The former Common Ground house, which was closed last spring because of safety concerns and overdue repairs, is currently under renovation.
There is no decision yet on what the house will be used for, according to Jacob Cunningham, VISION director.
Some students hope the Common Ground house, located at 2154 Summit Ave., will not be closed for good.
“I truly hope the house will be put to use in a way that will provide students with a sense of comfort,” said junior and VISION leader Meg Veitenheimer. “The community that was able to grow and thrive within the atmosphere of Common Ground was one that personally gave me a strong sense of purpose and fulfillment, and I really hope that the house can continue to be a place where St. Thomas students can come together to connect with one another.”
Junior Alena Johnson said she has the same hopes for the house in the future.
“One of the reasons that made my year last year so wonderful was Common Ground and everything that has to do with that,” she said. “If it can positively impact somebody like it has for me, I would hope that it would be able to do that for other people.”
Physical Plant Associate Vice President for Facilities Gerald Anderley said the house, founded in 1997 by Campus Ministry, closed for “general cleanup and renovation of the facility.”
“Over the course of time, very little maintenance was done to this house, and it fell into disrepair,” Anderley said. The bathrooms and upper floors are being renovated and new fixtures including smoke detectors and fire alarm systems will be installed to meet fire code requirements.
Cunningham said the house was closed because Campus Ministry had trouble keeping up with the costly repairs.
“It is an old house and the last couple years we had residents living there, things really started to go,” Cunningham said. “We had conversations with the Physical Plant and Public Safety and made the decision that it wasn’t safe to have residents living there in the condition it was in.”
A place of growth
The house was open to students who wanted “to drop by and share in the good living,” according to the Common Ground website. Students used the house to cook meals, hold meetings, study, meditate and spend time with friends. The house was also used as housing for VISION leaders and would trade off between being a four-person male residence and a four-person female residence.
Veitenheimer said she viewed the Common Ground house as an influential factor in her personal growth.
“I lived in the house with three VISION student leader women, and we all flourished together throughout our time in the house,” she said.
The Common Ground house was a “second home” to junior and VISION leader Jess Novak.
“I was introduced [to the house] through VISION and it had evolved into something much more: a gathering place, the home of my friends, a safe meeting space,” she said.
Johnson also said she viewed the Common Ground house as a second home and visited it frequently.

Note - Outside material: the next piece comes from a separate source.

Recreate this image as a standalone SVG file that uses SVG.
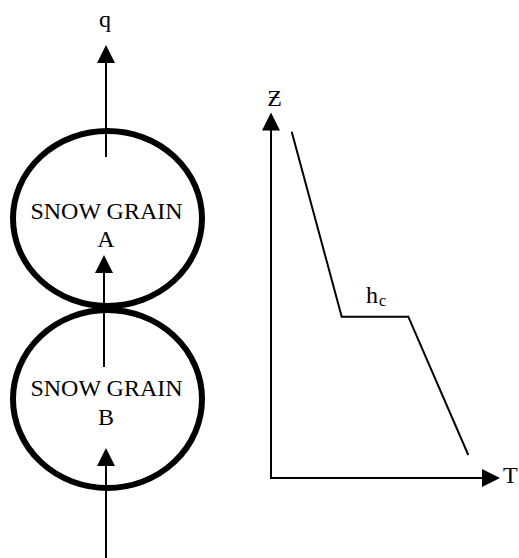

“I lived off campus a pretty good ways away, so when I would be on South Campus and I wouldn’t want to go all the way home, I would just go there and crash on the couch,” she said. “They’d always have the door unlocked and they never had any problems with that. It provided me with a place to go that I always knew I could have.”
Many students enjoyed the diversity that the Common Ground house represented.
“Common Ground’s open-door policy often brought in people from the St. Thomas community together, and it was extremely rewarding to be involved in this aspect of intentional living,” Veitenheimer said.
Closing the door
Many students said they think closing the house is a significant loss for the St. Thomas community.
“The things that Common Ground offered as a meeting space, a VISION house, and simply a place to hang out are things that cannot be found anywhere else: undeniable safety, constant openness and comfort, an overwhelming sense of welcoming, and the warmth of a home,” Novak said.
“When I found out that the place isn’t Common Ground anymore, it was devastating just because it’s like taking a gem away from campus,” she said. “It provided something so different than anything else that’s provided on campus.”
Cunningham said closing Common Ground “was of course a hard decision as the house had been a great part of Campus Ministry and served many groups well as a homey meeting space.”
But he said he is optimistic about future developments.
“We are sad to see [Common Ground] go but also excited for all the growth in our programs and ministries,” he said. “With the new Anderson Student Center coming next year, there will be many places for students to meet, relax and hang out.”